Dear Editor:
At 7 am. this past Thursday, as I left Marineview to go to work, I encountered a long line of shivering people wrapped in blankets, sleeping bags on beach chairs or on the cold ground. I knew some of the faces from Hoboken and understood all too well why they were there. They are hoping for a home in a middle income building. Middle income being a household earning less than eighty thousand. These people were taking time from jobs, risking illness, losing sleep and enduring many hours of discomfort because there is nowhere else for working people to go in Hoboken at the present time.

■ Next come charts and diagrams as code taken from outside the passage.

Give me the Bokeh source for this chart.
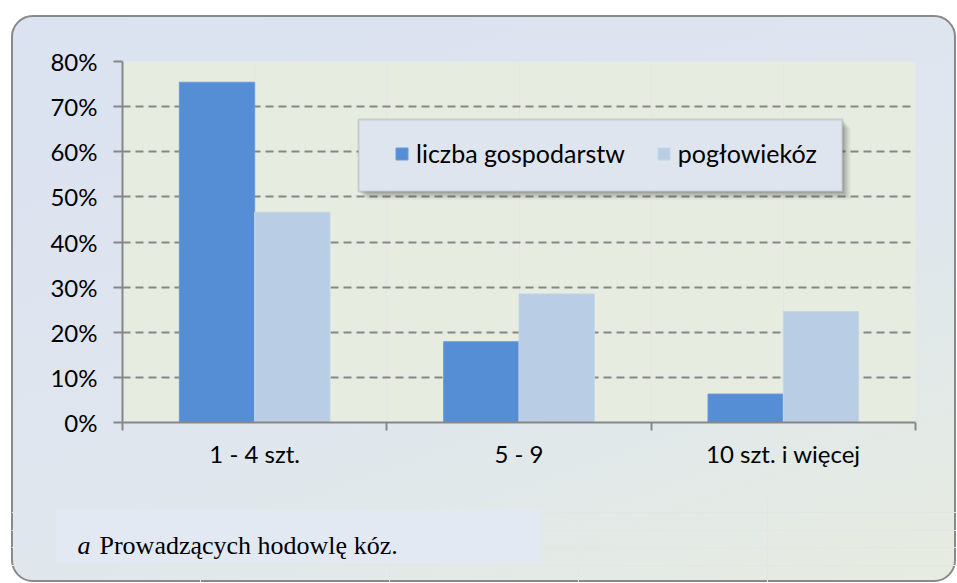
from bokeh.plotting import figure
from bokeh.layouts import column
from bokeh.models import (Range1d, FixedTicker, LinearAxis, NumeralTickFormatter, Legend,
                          LegendItem, BoxAnnotation, Label, Grid)
from bokeh.embed import file_html
from bokeh.resources import INLINE

# ---- data ----
categories = ["1 - 4 szt.", "5 - 9", "10 szt. i więcej"]
series_names = ["liczba gospodarstw", "pogłowiekóz"]
gospodarstw = [0.754, 0.179, 0.063]
poglowie = [0.466, 0.285, 0.246]
y_ticks = [0.0, 0.1, 0.2, 0.3, 0.4, 0.5, 0.6, 0.7, 0.8]
footnote_mark = "a"
footnote_text = "Prowadzących hodowlę kóz."

# ---- style ----
DARK = "#558ed5"
LIGHT = "#b9cde5"
GRAY = "#878787"
FONT = "Lato"
FS = "24px"

centers = [i + 0.5 for i in range(len(categories))]
boundaries = [float(i) for i in range(len(categories) + 1)]
bar_w = 0.285
x_dark = [c - bar_w / 2 for c in centers]
x_light = [c + bar_w / 2 for c in centers]

p = figure(width=945, height=480, x_range=Range1d(0, len(categories)), y_range=Range1d(0, 0.8),
           output_backend="svg", toolbar_location=None,
           x_axis_location=None, y_axis_location=None,
           min_border_left=111, min_border_right=41, min_border_top=46, min_border_bottom=73)
p.outline_line_color = None
p.background_fill_color = "#e7ece0"
p.border_fill_alpha = 0
p.frame_align = False

# y axis
yaxis = LinearAxis(ticker=FixedTicker(ticks=y_ticks), formatter=NumeralTickFormatter(format="0%"))
yaxis.axis_line_color = GRAY
yaxis.axis_line_width = 2
yaxis.major_tick_line_color = GRAY
yaxis.major_tick_line_width = 2
yaxis.major_tick_out = 9
yaxis.major_tick_in = 0
yaxis.minor_tick_line_color = None
yaxis.major_label_standoff = 16
yaxis.major_label_text_font = FONT
yaxis.major_label_text_font_size = FS
yaxis.major_label_text_color = "#000000"
p.add_layout(yaxis, "left")

grid = Grid(dimension=1, ticker=yaxis.ticker)
grid.grid_line_color = GRAY
grid.grid_line_width = 2
grid.grid_line_dash = "8 5"
p.add_layout(grid)

# x axis: labels at category centres, tick marks at category boundaries (minor ticks)
xaxis = LinearAxis(ticker=FixedTicker(ticks=centers, minor_ticks=boundaries))
xaxis.major_label_overrides = {c: cat for c, cat in zip(centers, categories)}
xaxis.axis_line_color = GRAY
xaxis.axis_line_width = 2
xaxis.major_tick_line_color = None
xaxis.major_tick_out = 0
xaxis.major_tick_in = 0
xaxis.minor_tick_line_color = GRAY
xaxis.minor_tick_line_width = 2
xaxis.minor_tick_out = 8
xaxis.minor_tick_in = 0
xaxis.major_label_standoff = 8
xaxis.major_label_text_font = FONT
xaxis.major_label_text_font_size = FS
xaxis.major_label_text_color = "#000000"
p.add_layout(xaxis, "below")

r1 = p.vbar(x=x_dark, top=gospodarstw, width=bar_w, bottom=0, fill_color=DARK,
            line_color="#6a9bdb", line_width=1)
r2 = p.vbar(x=x_light, top=poglowie, width=bar_w, bottom=0, fill_color=LIGHT,
            line_color="#c6d6ea", line_width=1)

# legend box with shadow (screen units relative to frame)
for off, a in [(8, 0.05), (6, 0.07), (4, 0.09), (2, 0.1)]:
    p.add_layout(BoxAnnotation(left=236 + off, right=720 + off, top=303 - off, bottom=231 - off,
                               left_units="screen", right_units="screen",
                               top_units="screen", bottom_units="screen",
                               fill_color="#000000", fill_alpha=a, line_color=None))
p.add_layout(BoxAnnotation(left=236, right=720, top=303, bottom=231,
                           left_units="screen", right_units="screen",
                           top_units="screen", bottom_units="screen",
                           fill_color="#dee5ef", fill_alpha=1.0, line_color="#8c8c8c", line_width=2))

legend = Legend(items=[LegendItem(label=series_names[0], renderers=[r1]),
                       LegendItem(label=series_names[1], renderers=[r2])],
                orientation="horizontal", location=(272, 254))
legend.border_line_alpha = 0
legend.background_fill_alpha = 0
legend.padding = 0
legend.margin = 0
legend.spacing = 31
legend.glyph_width = 15
legend.glyph_height = 15
legend.label_standoff = 7
legend.label_text_font = FONT
legend.label_text_font_size = "25px"
legend.label_text_color = "#000000"
p.add_layout(legend)

# footnote panel
f = figure(width=945, height=87, x_range=Range1d(0, 1), y_range=Range1d(0, 1),
           output_backend="svg", toolbar_location=None,
           x_axis_location=None, y_axis_location=None, min_border=0)
f.outline_line_color = None
f.background_fill_alpha = 0
f.border_fill_alpha = 0
f.frame_align = False
f.add_layout(BoxAnnotation(left=45, right=529, top=73, bottom=20,
                           left_units="screen", right_units="screen",
                           top_units="screen", bottom_units="screen",
                           fill_color="#e3e9f3", fill_alpha=1.0, line_color=None))
f.add_layout(Label(x=66, y=37, x_units="screen", y_units="screen", text=footnote_mark,
                   text_font="Liberation Serif", text_font_style="italic", text_font_size="26px",
                   text_baseline="alphabetic", text_color="#000000"))
f.add_layout(Label(x=88, y=37, x_units="screen", y_units="screen", text=footnote_text,
                   text_font="Liberation Serif", text_font_size="26px",
                   text_baseline="alphabetic", text_color="#000000"))

layout = column(p, f, spacing=0, margin=(15, 0, 0, 11))
layout.styles = {
    "background": "linear-gradient(160deg, #dbe2f1 0%, #dfe6ee 55%, #e6ece0 100%)",
    "border-radius": "22px",
    "outline": "2px solid #8a8a8a",
    "outline-offset": "-2px",
    "overflow": "hidden",
}

open("out.html", "w").write(file_html(layout, INLINE))
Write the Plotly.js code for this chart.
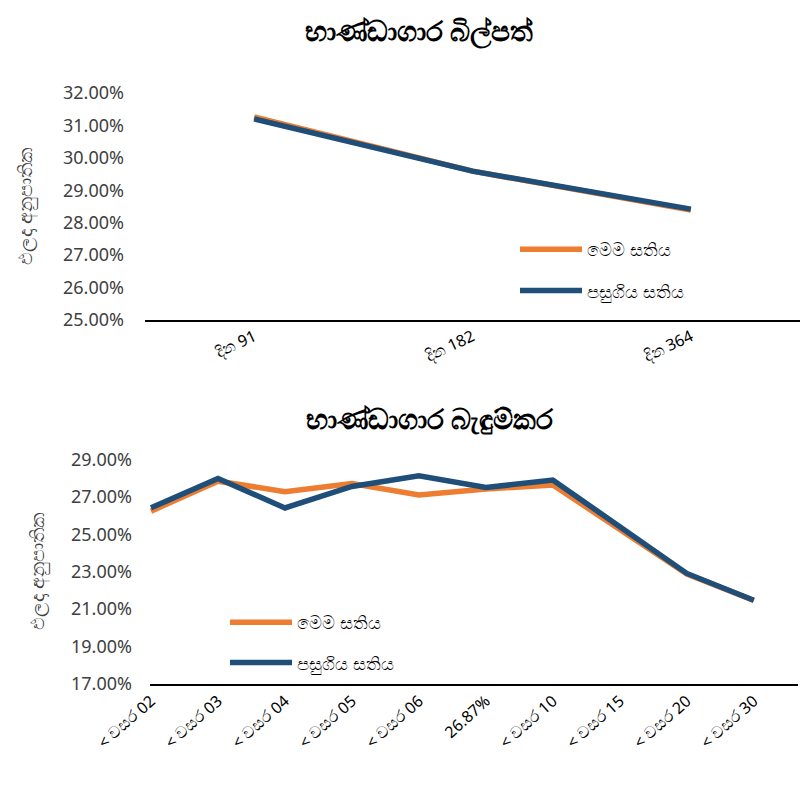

Immediately across River Street, facing the back of Marineview and the line of people, construction workers were continuing the erection of a huge, ugly, block building, banging and yelling. There is supposedly an agreement that heavy work on this site is not supposed to begin until 8 a.m. Rules of consideration for others do not apply to rich developers who are major campaign contributors in this town. They are in a big hurry to put this monstrosity up for the profit it will bring! Households in this building will require about a half a million to pay for their view of the Hudson and the concrete towers across the river.
This juxtaposition of the rich and people of modest means facing each other across the street reminded me of the evening news report claiming the split in the presidential race is primarily across class lines. There are exceptions to this, of course. I know a few well-to-do Democrats although I don’t know any poor Republicans.
It is sad and exasperating to see the middle ground of decent living standards and housing for hard working people being eroded in our home town and in the country at large. What we need is leadership that is courageous enough and not motivated by unmitigated greed to take this formidable issue on. Is there anybody out there?